I'm about to deploy two distinct systems: A MySQL cluster and a cluster of Jetty web-servers.
1. SOFTWARE
I can get more linux servers for the HA/LB, but which software should I use? I'm with CentOS.
I've heard of HAProxy, LVS and UltraMonkey.
I've read much of their documentation but it's not clear if they support MySQL AND HTTP/S (both).
I want one solution that takes care of both, for simplicity (instead of dealing with two).
- The solution should be open-source as the three above.
- SSL (MySQL & HTTPS) should be possible.
- "Sticky Sessions" are NOT a requirement, as I intend to have Jetty's sessions shared at the MySQL database.
2. PERFORMANCE
I've read that the load-balancing can be done in three ways:
- Direct Routing << LAN switch dependant?
- IP-IP Encapsulation (Tunnelling) << sounds best. not bound to LAN, as opposed to "Direct Routing"
- Network Address Translation << extremely limiting (replies from app service go through the LB)
The bottom line regarding performance, which worries me, is that eventually it's possible (and I don't want it) that all the data between internet users and my cluster is going through one server (the balancer), which makes the balancer a bottle-neck.
If it's connected with a 100MBit connection then the whole system is limited to that.
Is it possible to avoid that, yet get balancing and high availability?
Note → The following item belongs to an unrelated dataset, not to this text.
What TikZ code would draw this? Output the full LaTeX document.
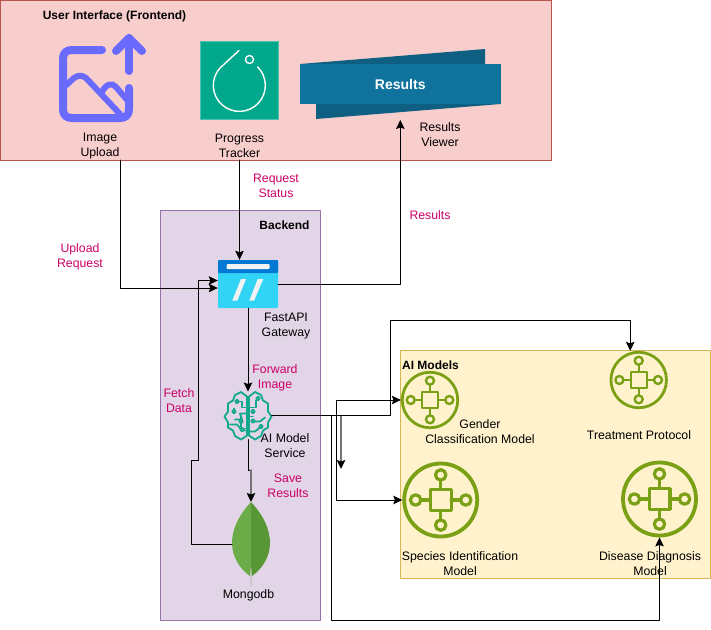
\documentclass[tikz,border=0pt]{standalone}
\usepackage{fontspec}
\setmainfont{Liberation Sans}
\usetikzlibrary{arrows.meta,calc}
\definecolor{uipink}{HTML}{F8CECC}
\definecolor{uired}{HTML}{B85450}
\definecolor{backlilac}{HTML}{E1D5E7}
\definecolor{backviolet}{HTML}{9673A6}
\definecolor{modelcream}{HTML}{FFF2CC}
\definecolor{modelgold}{HTML}{D6B656}
\definecolor{flowpink}{HTML}{CC0066}
\definecolor{uploadblue}{HTML}{6A6AFF}
\definecolor{trackgreen}{HTML}{02A88C}
\definecolor{bannerfront}{HTML}{10739E}
\definecolor{bannerback}{HTML}{0E5F82}
\definecolor{gatedark}{HTML}{0078D4}
\definecolor{gatelight}{HTML}{32D4F5}
\definecolor{braingreen}{HTML}{12A88E}
\definecolor{leaflight}{HTML}{6CAC48}
\definecolor{leafdark}{HTML}{589636}
\definecolor{hubgreen}{HTML}{7AA116}
\tikzset{
    panel/.style={draw, rectangle, line width=1pt, anchor=north west, inner sep=0pt, outer sep=0pt},
    caption/.style={align=center, inner sep=0pt, yshift=-1pt, font=\fontsize{12.3}{15}\selectfont},
    flowtext/.style={caption, text=flowpink},
    heading/.style={caption, font=\fontsize{12}{15}\selectfont\bfseries},
    flow/.style={draw=black, line width=1pt, ->},
    greyflow/.style={draw=black!55, line width=1.6pt, ->},
    ring/.style={draw=hubgreen, circle, fill=none, inner sep=0pt},
    modelhub/.pic={
        \draw[hubgreen] (-8,-8) rectangle (8,8);
        \foreach \a/\b in {1/0,-1/0,0/1,0/-1} {
            \draw[hubgreen] (8*\a,8*\b) -- (15.3*\a,15.3*\b);
            \draw[hubgreen] (19.3*\a,19.3*\b) circle (4);
        }
    }
}
\begin{document}
\begin{tikzpicture}[line cap=round, line join=round, x=1pt, y=-1pt,
    >={Stealth[length=9pt,width=8.5pt,inset=1.5pt,color=black]}]

    \useasboundingbox (0,0) rectangle (711,629);

    \node[panel, fill=uipink, draw=uired, minimum width=551pt, minimum height=160pt] (frontend) at (0,0) {};
    \node[panel, fill=backlilac, draw=backviolet, minimum width=160.3pt, minimum height=410pt] (backend) at (160,210) {};
    \node[panel, fill=modelcream, draw=modelgold, minimum width=310pt, minimum height=228pt] (models) at (400,350) {};

    \node[heading] (frontendtitle) at (114.5,15) {User Interface (Frontend)};
    \node[heading] (backendtitle) at (284.5,224.5) {Backend};
    \node[heading] (modelstitle) at (430.5,364) {AI Models};

    \draw[uploadblue, line width=8pt] (102,50) -- (72,50) .. controls (66,50) and (63,53) .. (63,59)
        -- (63,109) .. controls (63,115) and (66,118) .. (72,118) -- (120,118)
        .. controls (126,118) and (129,115) .. (129,109) -- (129,88);
    \draw[uploadblue, line width=8pt] (129,71) -- (129,38);
    \draw[uploadblue, line width=8pt] (116,51) -- (129,38) -- (142,51);
    \draw[uploadblue, line width=6pt] (63,88) -- (74,78) .. controls (78,75) and (82,75) .. (86,78) -- (120,114);
    \draw[uploadblue, line width=6pt] (102,92) .. controls (106,84) and (112,82) .. (116,87) -- (128,101);

    \node[draw=trackgreen!70!white, fill=trackgreen, minimum size=78pt, inner sep=0pt] (tracker) at (239.5,80) {};
    \draw[white, line width=1.4pt] (239,50.5) -- (220,68) arc[start angle=138, end angle=405, radius=26pt];
    \draw[white, line width=1.4pt] (249.5,59.5) circle (4);

    \fill[bannerback] (300,64) -- (485,49) -- (485,64) -- cycle;
    \fill[bannerback] (316,104) -- (316,119) -- (500.5,104) -- cycle;
    \node[fill=bannerfront, minimum width=200.5pt, minimum height=40pt, inner sep=0pt,
        text=white, font=\fontsize{14}{15}\selectfont\bfseries] (banner) at (400.25,84) {Results};

    \node[fill=gatelight, minimum width=60pt, minimum height=48pt, inner sep=0pt, rounded corners=1pt] (gateway) at (248,284) {};
    \fill[gatedark, rounded corners=1pt] (218,273) rectangle (278,260);
    \fill[white!95!black, rounded corners=1pt] (226.5,264) rectangle (269.5,269);
    \fill[white!95!black] (241,279) -- (246,279) -- (237.3,300.7) -- (232.3,300.7) -- cycle;
    \fill[white!95!black] (257.7,279) -- (263.3,279) -- (254,300.7) -- (249.3,300.7) -- cycle;

    \node[circle, minimum size=48pt, inner sep=0pt, outer sep=0pt] (service) at (248,415.5) {};
    \begin{scope}[shift={(service)}, braingreen, line width=1.8pt]
        \draw (-1,-19) -- (-7,-23.5) -- (-13,-20.5) -- (-15,-15) -- (-20,-12) -- (-20,-4) -- (-23.5,1) -- (-20,7)
            -- (-20,12) -- (-15,15) -- (-13,20.5) -- (-7,24) -- (-1,20) -- cycle;
        \draw (1,-19) -- (7,-23.5) -- (13,-20.5) -- (15,-15) -- (20,-12) -- (20,-4) -- (23.5,1) -- (20,7)
            -- (20,12) -- (15,15) -- (13,20.5) -- (7,24) -- (1,20) -- cycle;
        \draw (-1,-8) -- (-6,-8) -- (-6,-14) -- (-9,-14);
        \draw (-14,-2) -- (-14,-7);
        \draw (-13,4) -- (-6,4) -- (-8,-2) -- (-1,-2);
        \draw (-7,2) -- (-7,12);
        \draw (-18,9) -- (-11,9) -- (-6,15) -- (-3,15);
        \draw (-1,13) -- (-5,13);
        \draw (1,-8) -- (8,-8) -- (8,-15);
        \draw (1,1) -- (5,1);
        \draw (5,6) -- (12,6) -- (17,2);
        \draw (1,16) -- (7,16) -- (13,11);
        \draw[fill=backlilac] (-11,-14) circle (1.8);
        \draw[fill=backlilac] (-14,-4) circle (1.8);
        \draw[fill=backlilac] (-7,6) circle (1.8);
        \draw[fill=backlilac] (-6,14) circle (1.8);
        \draw[fill=backlilac] (10,-17) circle (1.8);
        \draw[fill=backlilac] (5,-4) circle (1.8);
        \draw[fill=backlilac] (5,5.5) circle (1.8);
        \draw[fill=backlilac] (13,11) circle (1.8);
    \end{scope}

    \node[minimum width=38pt, minimum height=84pt, inner sep=0pt, outer sep=0pt] (leaf) at (251,544) {};
    \fill[black!22] (250,566) -- (252.5,566) -- (252,586) -- (250.5,586) -- cycle;
    \fill[leaflight] (251,502) .. controls (238,516) and (232,530) .. (232,543) .. controls (232,557) and (240,569) .. (250,576) -- (251,565) -- cycle;
    \fill[leafdark] (251,502) .. controls (264,516) and (270,530) .. (270,543) .. controls (270,557) and (262,569) .. (252,576) -- (251,565) -- cycle;

    \node[ring, line width=2.8pt, minimum size=55.5pt] (gender) at (430,400) {};
    \node[ring, line width=2.8pt, minimum size=55.5pt] (treatment) at (638.7,380) {};
    \node[ring, line width=3.8pt, minimum size=73pt] (species) at (440.7,500) {};
    \node[ring, line width=3.8pt, minimum size=73pt] (disease) at (659.5,499) {};
    \pic[line width=2.4pt] at (gender) {modelhub};
    \pic[line width=2.4pt] at (treatment) {modelhub};
    \pic[line width=3.2pt, scale=1.3] at (species) {modelhub};
    \pic[line width=3.2pt, scale=1.3] at (disease) {modelhub};

    \node[caption] (uploadtext) at (100,145) {Image\\Upload};
    \node[caption] (trackertext) at (239.5,145) {Progress\\Tracker};
    \node[caption] (viewertext) at (440,134) {Results\\Viewer};
    \node[caption] (gatewaytext) at (286,325) {FastAPI\\Gateway};
    \node[caption] (servicetext) at (285,445) {AI Model\\Service};
    \node[caption] (leaftext) at (248.5,594.5) {Mongodb};
    \node[caption] (gendertext) at (480,430.5) {Gender\\Classification Model};
    \node[caption] (treatmenttext) at (639,434.5) {Treatment Protocol};
    \node[caption] (speciestext) at (460,562.5) {Species Identification\\Model};
    \node[caption] (diseasetext) at (650,563) {Disease Diagnosis\\Model};

    \node[flowtext] (uploadflow) at (80,255.5) {Upload\\Request};
    \node[flowtext] (statusflow) at (276,185) {Request\\Status};
    \node[flowtext] (resultsflow) at (430,214.5) {Results};
    \node[flowtext] (forwardflow) at (275,376.5) {Forward\\Image};
    \node[flowtext] (fetchflow) at (179,400) {Fetch\\Data};
    \node[flowtext] (saveflow) at (288,485) {Save\\Results};

    \coordinate (uploadout) at (120.5,160);
    \coordinate (viewerin) at (400.3,120);
    \coordinate (strayend) at (341,469);
    \coordinate (leafbend) at (251,470);

    \draw[flow] (uploadout) |- ([yshift=-4pt]gateway.west);
    \draw[flow] (tracker.south |- frontend.south) -- (tracker.south |- gateway.north);
    \draw[flow] (gateway.east) -| (viewerin);
    \draw[flow] (gateway.south) -- (service.north);
    \draw[flow, -] (service.south) |- (leafbend);
    \draw[greyflow] (leafbend) -- (leaf.north);
    \draw[flow] (leaf.west) -- ++(-41,0) -- ++(0,-84) -- ++(7,0) |- ([yshift=3.5pt]gateway.west);
    \draw[greyflow] (service.east) -- ++(69,0) -- (strayend);
    \draw[flow] (service.east) -- ++(118,0) -- ++(0,-95) -| ([xshift=-8.5pt]treatment.north);
    \draw[flow] (service.east) -- ++(64,0) |- (gender.west);
    \draw[flow] (service.east) -- ++(64,0) |- (species.west);
    \draw[flow] (service.east) -- ++(59,0) -- ++(0,205) -| (disease.south);

\end{tikzpicture}
\end{document}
What is the "cost" to that? Do I need a special switch on the network or not?
Good that you do not have to rely on the LB (load-balancer) for the session-information.
Your need for speed leads IMHO to LVS and the "direct routing" approach. You CAN do direct routing without using the ip_forward mechanism. I set this up by using a dedicated lvs-network from the LBs to the real-servers.
Now for the "need for speed": with direct routing the LB takes the incoming requests, changes their destination MAC and put them on the line to the RS. Now the RS has to have the logical IP on the LVS-network (but should not answer to arp-requests for that IP). The RS will serve the request and will answer DIRECTLY to the client - the the back-answer will not go back through the LB, thus minimizing the load on the LB.
Additionally your ingoing traffic is most propably much lower than the outgoing traffic - so that suits your needs.
The last weak point is the availabilty of the LB itselv. You can cluster the LB with another machine that takes over the logical IP (and lvs). Since session stickyness is no problem in your setup - that`s all you have to do.
I found lvs-kiss to be a good possibility to dynamically reconfigure lvs - but there are other working solutions for this.
BTW - most of the servers where we use LVS are CentOS 5.
Update 2011-11-11: heartbeat-ldirectord is an addon for heartbeat and then you do not need lvs-kiss - if you want to cluster anyway.
Load balancing:
For HA I suggest look at the pacemaker It's robust, scalable and flexible solution for clustering and high availability.